--- Start of INFORMATION SHOWN ---

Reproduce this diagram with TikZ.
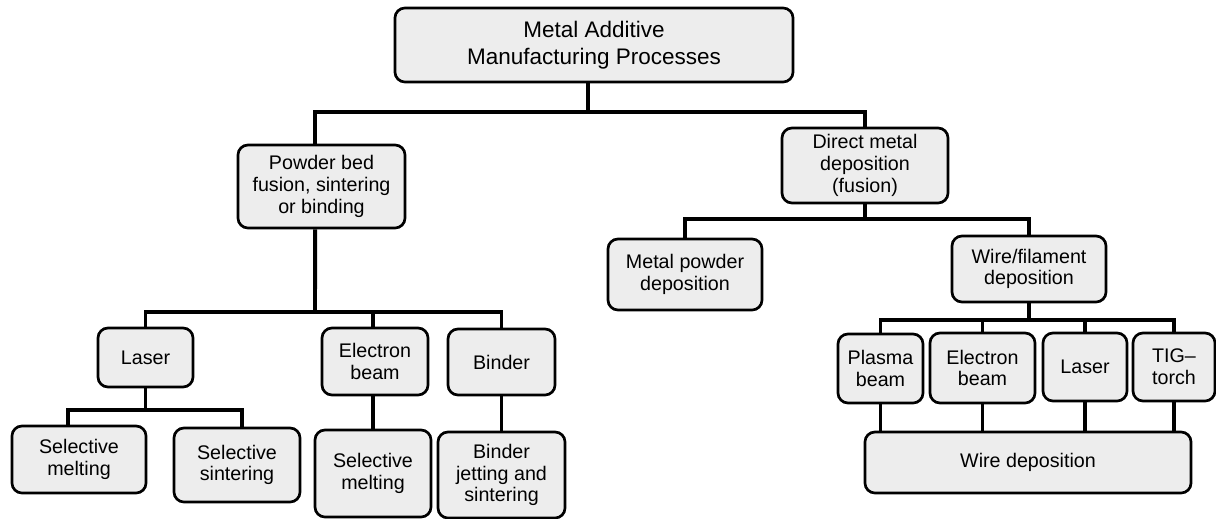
\documentclass[tikz,border=0pt]{standalone}
\usepackage{fontspec}
\setmainfont{Liberation Sans}
\usepackage{tikz}
\usetikzlibrary{calc}
\tikzset{procbox/.style={draw, line width=1.9pt, rounded corners=0.25cm, fill=black!7,
    align=center, inner sep=0pt, font=\fontsize{14}{15.5}\selectfont},
  link/.style={line width=2.8pt}}

\begin{document}
\begin{tikzpicture}[x=0.025cm, y=-0.025cm]
    \path[use as bounding box] (0, 0) rectangle (1216, 519);

    \node[procbox, minimum width=9.95cm, minimum height=1.85cm, font=\fontsize{16}{19}\selectfont] at (594, 45) (top) {Metal Additive\\Manufacturing Processes};
    \node[procbox, minimum width=4.175cm, minimum height=2.075cm] at (321.5, 186.5) (powder) {Powder bed\\fusion, sintering\\or binding};
    \node[procbox, minimum width=4.15cm, minimum height=1.875cm] at (865, 165.5) (direct) {Direct metal\\deposition\\(fusion)};

    % powder bed branch
    \node[procbox, minimum width=2.375cm, minimum height=1.475cm] at (145.5, 357.5) (laserL) {Laser};
    \node[procbox, minimum width=2.65cm, minimum height=1.675cm] at (375, 361.5) (ebeamL) {Electron\\beam};
    \node[procbox, minimum width=2.675cm, minimum height=1.65cm] at (501.5, 362) (binder) {Binder};
    \node[procbox, minimum width=3.35cm, minimum height=1.675cm] at (79, 459.5) (selmelt) {Selective\\melting};
    \node[procbox, minimum width=3.15cm, minimum height=1.85cm] at (237, 465) (selsint) {Selective\\sintering};
    \node[procbox, minimum width=2.9cm, minimum height=2.175cm] at (373, 473.5) (selmeltE) {Selective\\melting};
    \node[procbox, minimum width=3.175cm, minimum height=2.15cm] at (501.5, 475) (binjet) {Binder\\jetting and\\sintering};

    % direct deposition branch
    \node[procbox, minimum width=3.85cm, minimum height=1.775cm] at (685, 274.5) (mpowder) {Metal powder\\deposition};
    \node[procbox, minimum width=3.85cm, minimum height=1.65cm] at (1029, 269) (wirefil) {Wire/filament\\deposition};
    \node[procbox, minimum width=2.125cm, minimum height=1.725cm] at (880.5, 368.5) (plasma) {Plasma\\beam};
    \node[procbox, minimum width=2.625cm, minimum height=1.75cm] at (982.5, 368) (ebeamR) {Electron\\beam};
    \node[procbox, minimum width=2.1cm, minimum height=1.7cm] at (1085, 367) (laserR) {Laser};
    \node[procbox, minimum width=2.05cm, minimum height=1.7cm] at (1174, 367) (tig) {TIG--\\torch};
    \node[procbox, minimum width=8.15cm, minimum height=1.525cm] at (1028, 462.5) (wiredep) {Wire deposition};

    % junctions
    \coordinate (j0) at (588, 112);
    \coordinate (j1) at (315, 312);
    \coordinate (j2) at (145.5, 410);
    \coordinate (j3) at (865, 219);
    \coordinate (j4) at (1029, 320);

    \draw[link] (j0 |- top.south) -- (j0);
    \draw[link] ([xshift=-0.16cm]powder.north) |- (j0) -| (direct.north);
    \draw[link] ([xshift=-0.16cm]powder.south) -- (j1);
    \draw[link] (laserL.north) |- (j1) -| (binder.north);
    \draw[link] (selmeltE.north |- j1) -- (selmeltE.north |- ebeamL.north);
    \draw[link] (laserL) -- (j2);
    \draw[link] ([xshift=-0.275cm]selmelt.north) |- (j2) -| ([xshift=0.125cm]selsint.north);
    \draw[link] (selmeltE.north |- ebeamL.south) -- (selmeltE.north);
    \draw[link] (binder) -- (binjet);

    \draw[link] (direct) -- (j3);
    \draw[link] (mpowder.north) |- (j3) -| (wirefil.north);
    \draw[link] (wirefil) -- (j4);
    \draw[link] (plasma.north) |- (j4) -| (tig.north);
    \draw[link] (ebeamR.north |- j4) -- (ebeamR.north);
    \draw[link] (laserR.north |- j4) -- (laserR.north);
    \draw[link] (plasma) -- (plasma |- wiredep.north);
    \draw[link] (ebeamR) -- (ebeamR |- wiredep.north);
    \draw[link] (laserR) -- (laserR |- wiredep.north);
    \draw[link] (tig) -- (tig |- wiredep.north);
\end{tikzpicture}
\end{document}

--- End of INFORMATION SHOWN ---

* [WRITTEN PROBLEM] Set down again, exactly, the lines of the material above from its first line to the one with "minimum width=4.15cm, minimum", inclusive. Leave the pictures out.

* [SOLUTION FOR THIS PROBLEM]
Reproduce this diagram with TikZ.
\documentclass[tikz,border=0pt]{standalone}
\usepackage{fontspec}
\setmainfont{Liberation Sans}
\usepackage{tikz}
\usetikzlibrary{calc}
\tikzset{procbox/.style={draw, line width=1.9pt, rounded corners=0.25cm, fill=black!7,
    align=center, inner sep=0pt, font=\fontsize{14}{15.5}\selectfont},
  link/.style={line width=2.8pt}}

\begin{document}
\begin{tikzpicture}[x=0.025cm, y=-0.025cm]
    \path[use as bounding box] (0, 0) rectangle (1216, 519);

    \node[procbox, minimum width=9.95cm, minimum height=1.85cm, font=\fontsize{16}{19}\selectfont] at (594, 45) (top) {Metal Additive\\Manufacturing Processes};
    \node[procbox, minimum width=4.175cm, minimum height=2.075cm] at (321.5, 186.5) (powder) {Powder bed\\fusion, sintering\\or binding};
    \node[procbox, minimum width=4.15cm, minimum height=1.875cm] at (865, 165.5) (direct) {Direct metal\\deposition\\(fusion)};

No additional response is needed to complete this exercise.